- _EXERCISE BRIEF_
Include the line with "import numpy as np" and every line before it in the entries below, echoed exactly, but not the pictures.

--*--

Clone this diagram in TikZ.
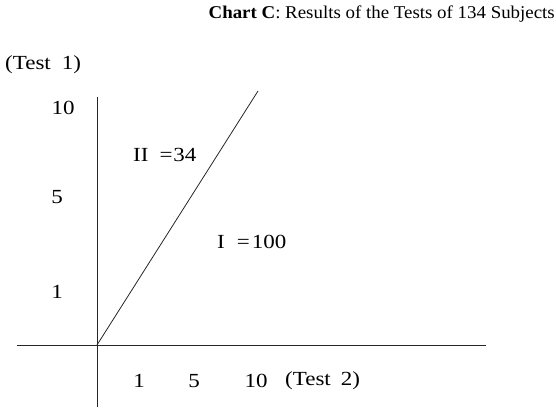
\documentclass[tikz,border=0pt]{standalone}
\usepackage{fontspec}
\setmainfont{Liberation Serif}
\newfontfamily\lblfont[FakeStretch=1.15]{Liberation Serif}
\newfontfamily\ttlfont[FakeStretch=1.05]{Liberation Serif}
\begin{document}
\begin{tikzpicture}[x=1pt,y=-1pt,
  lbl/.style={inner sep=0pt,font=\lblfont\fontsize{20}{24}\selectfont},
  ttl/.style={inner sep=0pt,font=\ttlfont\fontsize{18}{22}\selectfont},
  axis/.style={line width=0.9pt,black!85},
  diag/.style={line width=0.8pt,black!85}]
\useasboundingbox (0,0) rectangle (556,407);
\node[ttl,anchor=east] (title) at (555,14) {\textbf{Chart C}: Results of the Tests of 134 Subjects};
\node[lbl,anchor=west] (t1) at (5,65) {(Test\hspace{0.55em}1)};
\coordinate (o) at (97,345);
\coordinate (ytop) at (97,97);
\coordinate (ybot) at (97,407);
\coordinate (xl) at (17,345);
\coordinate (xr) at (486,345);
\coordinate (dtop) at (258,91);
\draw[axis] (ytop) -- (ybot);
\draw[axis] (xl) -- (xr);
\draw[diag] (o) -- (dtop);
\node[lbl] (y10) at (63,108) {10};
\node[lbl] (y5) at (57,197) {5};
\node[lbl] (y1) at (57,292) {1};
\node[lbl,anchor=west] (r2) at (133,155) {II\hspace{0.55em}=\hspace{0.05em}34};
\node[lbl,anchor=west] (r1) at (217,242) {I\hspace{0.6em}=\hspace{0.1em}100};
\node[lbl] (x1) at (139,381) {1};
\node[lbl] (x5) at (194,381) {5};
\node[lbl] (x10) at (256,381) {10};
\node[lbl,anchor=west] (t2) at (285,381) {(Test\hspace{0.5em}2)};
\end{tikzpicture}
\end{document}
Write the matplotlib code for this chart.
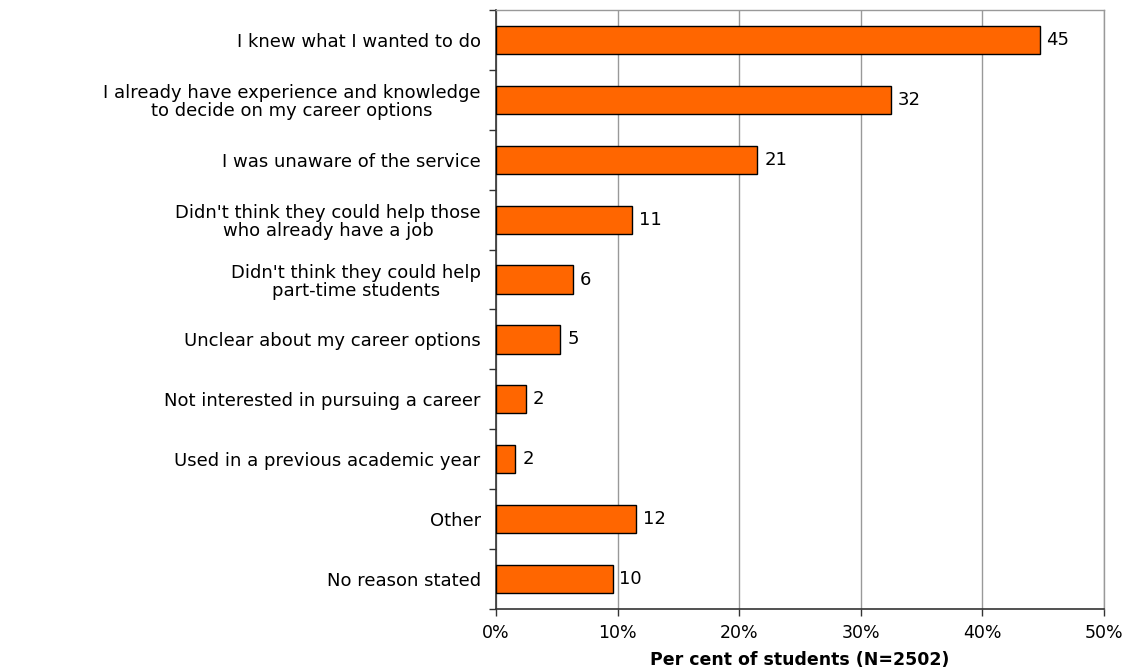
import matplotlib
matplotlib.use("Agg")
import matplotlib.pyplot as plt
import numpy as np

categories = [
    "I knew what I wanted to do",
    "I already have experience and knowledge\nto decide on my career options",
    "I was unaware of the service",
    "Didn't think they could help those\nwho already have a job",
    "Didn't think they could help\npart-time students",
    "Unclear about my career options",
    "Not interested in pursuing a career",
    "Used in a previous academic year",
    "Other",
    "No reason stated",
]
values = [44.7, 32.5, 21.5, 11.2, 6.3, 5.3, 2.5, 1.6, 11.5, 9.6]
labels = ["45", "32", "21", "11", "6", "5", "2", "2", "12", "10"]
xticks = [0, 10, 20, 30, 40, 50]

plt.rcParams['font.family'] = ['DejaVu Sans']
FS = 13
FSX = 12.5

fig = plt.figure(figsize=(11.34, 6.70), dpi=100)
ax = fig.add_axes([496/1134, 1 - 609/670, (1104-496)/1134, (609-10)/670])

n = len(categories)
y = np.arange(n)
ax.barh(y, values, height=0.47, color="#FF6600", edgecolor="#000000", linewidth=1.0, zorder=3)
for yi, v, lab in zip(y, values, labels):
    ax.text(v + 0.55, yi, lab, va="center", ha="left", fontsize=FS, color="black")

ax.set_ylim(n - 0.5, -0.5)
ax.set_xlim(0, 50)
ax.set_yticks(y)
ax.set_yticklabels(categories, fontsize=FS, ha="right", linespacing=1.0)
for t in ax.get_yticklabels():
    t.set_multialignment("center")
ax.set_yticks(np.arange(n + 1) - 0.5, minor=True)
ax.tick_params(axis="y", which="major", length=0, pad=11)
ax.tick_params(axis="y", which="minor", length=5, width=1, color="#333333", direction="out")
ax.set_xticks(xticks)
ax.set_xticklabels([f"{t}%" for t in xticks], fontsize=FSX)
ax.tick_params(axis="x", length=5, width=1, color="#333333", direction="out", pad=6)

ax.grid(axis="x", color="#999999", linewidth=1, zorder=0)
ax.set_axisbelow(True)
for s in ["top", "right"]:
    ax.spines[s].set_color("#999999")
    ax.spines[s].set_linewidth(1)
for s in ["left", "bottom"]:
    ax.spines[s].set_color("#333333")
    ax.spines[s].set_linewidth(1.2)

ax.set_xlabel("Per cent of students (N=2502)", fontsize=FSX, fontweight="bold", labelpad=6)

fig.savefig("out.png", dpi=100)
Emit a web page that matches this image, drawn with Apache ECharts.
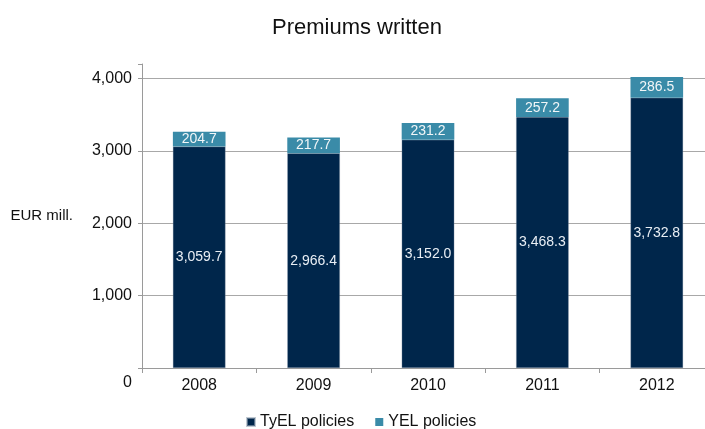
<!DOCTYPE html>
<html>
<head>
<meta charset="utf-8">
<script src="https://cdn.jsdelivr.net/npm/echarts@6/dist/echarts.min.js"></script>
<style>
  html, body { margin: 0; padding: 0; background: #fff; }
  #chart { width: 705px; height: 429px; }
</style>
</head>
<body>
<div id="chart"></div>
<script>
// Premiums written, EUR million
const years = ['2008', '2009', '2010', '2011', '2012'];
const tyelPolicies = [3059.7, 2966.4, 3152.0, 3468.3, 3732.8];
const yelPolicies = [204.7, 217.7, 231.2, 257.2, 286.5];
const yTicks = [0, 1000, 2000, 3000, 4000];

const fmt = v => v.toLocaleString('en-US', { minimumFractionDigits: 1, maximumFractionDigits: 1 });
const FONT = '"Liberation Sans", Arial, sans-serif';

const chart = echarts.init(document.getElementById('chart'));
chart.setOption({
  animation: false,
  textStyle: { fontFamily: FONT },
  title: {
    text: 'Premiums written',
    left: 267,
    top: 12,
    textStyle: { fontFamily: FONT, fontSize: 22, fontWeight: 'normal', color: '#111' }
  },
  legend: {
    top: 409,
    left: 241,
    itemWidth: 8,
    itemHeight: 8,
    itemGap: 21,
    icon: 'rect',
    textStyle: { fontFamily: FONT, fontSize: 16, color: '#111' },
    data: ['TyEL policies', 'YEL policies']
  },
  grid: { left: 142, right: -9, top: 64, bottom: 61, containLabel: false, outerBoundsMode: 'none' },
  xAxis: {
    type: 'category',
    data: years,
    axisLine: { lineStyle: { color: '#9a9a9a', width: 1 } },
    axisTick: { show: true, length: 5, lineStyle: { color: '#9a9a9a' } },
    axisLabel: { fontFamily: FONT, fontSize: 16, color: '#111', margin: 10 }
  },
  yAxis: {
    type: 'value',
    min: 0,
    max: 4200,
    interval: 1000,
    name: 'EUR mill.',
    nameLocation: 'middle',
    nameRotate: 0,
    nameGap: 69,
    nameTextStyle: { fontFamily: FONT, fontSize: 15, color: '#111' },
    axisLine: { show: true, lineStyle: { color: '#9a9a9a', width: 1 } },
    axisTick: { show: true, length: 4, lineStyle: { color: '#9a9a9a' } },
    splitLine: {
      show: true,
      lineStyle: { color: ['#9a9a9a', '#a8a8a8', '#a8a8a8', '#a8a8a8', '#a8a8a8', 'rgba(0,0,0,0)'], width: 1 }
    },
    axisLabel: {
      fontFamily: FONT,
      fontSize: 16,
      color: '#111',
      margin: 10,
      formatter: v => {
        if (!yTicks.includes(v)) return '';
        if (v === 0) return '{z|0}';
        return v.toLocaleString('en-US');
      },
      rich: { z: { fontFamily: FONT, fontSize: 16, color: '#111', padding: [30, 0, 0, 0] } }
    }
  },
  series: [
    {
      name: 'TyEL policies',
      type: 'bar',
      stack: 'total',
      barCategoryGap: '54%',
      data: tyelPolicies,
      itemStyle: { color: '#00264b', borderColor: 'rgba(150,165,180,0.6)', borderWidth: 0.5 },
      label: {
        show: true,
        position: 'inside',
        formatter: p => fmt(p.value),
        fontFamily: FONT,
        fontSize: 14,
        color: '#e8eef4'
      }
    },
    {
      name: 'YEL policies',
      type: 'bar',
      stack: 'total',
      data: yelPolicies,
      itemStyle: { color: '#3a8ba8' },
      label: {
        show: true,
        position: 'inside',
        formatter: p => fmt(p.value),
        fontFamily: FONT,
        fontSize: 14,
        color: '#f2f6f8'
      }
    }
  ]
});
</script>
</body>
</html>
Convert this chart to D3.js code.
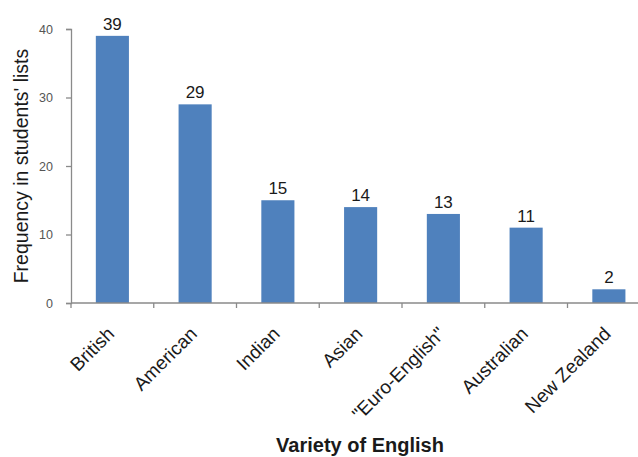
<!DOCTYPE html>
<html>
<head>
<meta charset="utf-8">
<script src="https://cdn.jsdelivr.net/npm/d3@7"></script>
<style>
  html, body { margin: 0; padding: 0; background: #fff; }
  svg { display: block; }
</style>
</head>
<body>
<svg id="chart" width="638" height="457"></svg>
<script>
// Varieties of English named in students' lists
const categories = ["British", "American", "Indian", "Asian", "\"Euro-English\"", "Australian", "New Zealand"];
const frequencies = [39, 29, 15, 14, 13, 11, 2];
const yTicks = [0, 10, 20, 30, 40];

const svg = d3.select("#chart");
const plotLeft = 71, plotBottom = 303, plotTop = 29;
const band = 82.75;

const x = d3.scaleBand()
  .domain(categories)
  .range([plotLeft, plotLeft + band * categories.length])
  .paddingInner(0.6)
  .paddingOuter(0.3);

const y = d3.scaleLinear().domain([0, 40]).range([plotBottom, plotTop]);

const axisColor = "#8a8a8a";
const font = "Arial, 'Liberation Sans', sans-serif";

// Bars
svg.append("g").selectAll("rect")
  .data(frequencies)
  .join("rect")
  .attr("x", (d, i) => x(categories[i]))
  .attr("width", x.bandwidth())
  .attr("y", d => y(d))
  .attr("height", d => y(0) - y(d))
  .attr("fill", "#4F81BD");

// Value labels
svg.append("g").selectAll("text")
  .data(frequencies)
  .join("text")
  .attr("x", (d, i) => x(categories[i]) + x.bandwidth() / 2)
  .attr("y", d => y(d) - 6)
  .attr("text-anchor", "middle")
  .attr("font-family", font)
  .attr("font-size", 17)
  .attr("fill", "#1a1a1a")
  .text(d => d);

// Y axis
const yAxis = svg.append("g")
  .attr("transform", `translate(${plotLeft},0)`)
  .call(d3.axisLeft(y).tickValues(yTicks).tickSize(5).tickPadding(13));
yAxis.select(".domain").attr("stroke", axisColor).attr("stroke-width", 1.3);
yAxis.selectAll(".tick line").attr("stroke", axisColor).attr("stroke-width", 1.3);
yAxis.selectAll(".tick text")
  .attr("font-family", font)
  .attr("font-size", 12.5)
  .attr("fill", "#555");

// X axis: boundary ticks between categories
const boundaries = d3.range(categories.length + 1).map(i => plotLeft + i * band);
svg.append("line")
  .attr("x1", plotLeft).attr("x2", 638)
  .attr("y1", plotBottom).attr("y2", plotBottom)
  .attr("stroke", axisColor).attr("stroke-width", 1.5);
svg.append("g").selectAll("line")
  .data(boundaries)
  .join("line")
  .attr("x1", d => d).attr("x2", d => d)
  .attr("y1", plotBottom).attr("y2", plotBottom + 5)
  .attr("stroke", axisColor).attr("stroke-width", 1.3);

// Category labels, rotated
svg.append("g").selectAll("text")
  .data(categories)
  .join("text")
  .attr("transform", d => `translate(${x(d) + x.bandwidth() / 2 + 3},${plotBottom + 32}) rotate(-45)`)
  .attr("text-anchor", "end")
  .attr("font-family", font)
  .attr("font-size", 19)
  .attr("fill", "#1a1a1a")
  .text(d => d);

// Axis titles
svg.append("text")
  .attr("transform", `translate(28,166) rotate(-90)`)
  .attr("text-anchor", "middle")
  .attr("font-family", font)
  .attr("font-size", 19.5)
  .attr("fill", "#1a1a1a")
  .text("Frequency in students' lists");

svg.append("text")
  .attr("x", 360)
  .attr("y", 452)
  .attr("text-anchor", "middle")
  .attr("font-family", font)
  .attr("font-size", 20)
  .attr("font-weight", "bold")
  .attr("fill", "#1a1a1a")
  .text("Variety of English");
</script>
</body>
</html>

--*--

- _EXERCISE OUTPUT_
Clone this diagram in TikZ.
\documentclass[tikz,border=0pt]{standalone}
\usepackage{fontspec}
\setmainfont{Liberation Serif}
\newfontfamily\lblfont[FakeStretch=1.15]{Liberation Serif}
\newfontfamily\ttlfont[FakeStretch=1.05]{Liberation Serif}
\begin{document}
\begin{tikzpicture}[x=1pt,y=-1pt,
  lbl/.style={inner sep=0pt,font=\lblfont\fontsize{20}{24}\selectfont},
  ttl/.style={inner sep=0pt,font=\ttlfont\fontsize{18}{22}\selectfont},
  axis/.style={line width=0.9pt,black!85},
  diag/.style={line width=0.8pt,black!85}]
\useasboundingbox (0,0) rectangle (556,407);
\node[ttl,anchor=east] (title) at (555,14) {\textbf{Chart C}: Results of the Tests of 134 Subjects};
\node[lbl,anchor=west] (t1) at (5,65) {(Test\hspace{0.55em}1)};
\coordinate (o) at (97,345);
\coordinate (ytop) at (97,97);
\coordinate (ybot) at (97,407);
\coordinate (xl) at (17,345);
\coordinate (xr) at (486,345);
\coordinate (dtop) at (258,91);
\draw[axis] (ytop) -- (ybot);
\draw[axis] (xl) -- (xr);
\draw[diag] (o) -- (dtop);
\node[lbl] (y10) at (63,108) {10};
\node[lbl] (y5) at (57,197) {5};
\node[lbl] (y1) at (57,292) {1};
\node[lbl,anchor=west] (r2) at (133,155) {II\hspace{0.55em}=\hspace{0.05em}34};
\node[lbl,anchor=west] (r1) at (217,242) {I\hspace{0.6em}=\hspace{0.1em}100};
\node[lbl] (x1) at (139,381) {1};
\node[lbl] (x5) at (194,381) {5};
\node[lbl] (x10) at (256,381) {10};
\node[lbl,anchor=west] (t2) at (285,381) {(Test\hspace{0.5em}2)};
\end{tikzpicture}
\end{document}
Write the matplotlib code for this chart.
import matplotlib
matplotlib.use("Agg")
import matplotlib.pyplot as plt
import numpy as np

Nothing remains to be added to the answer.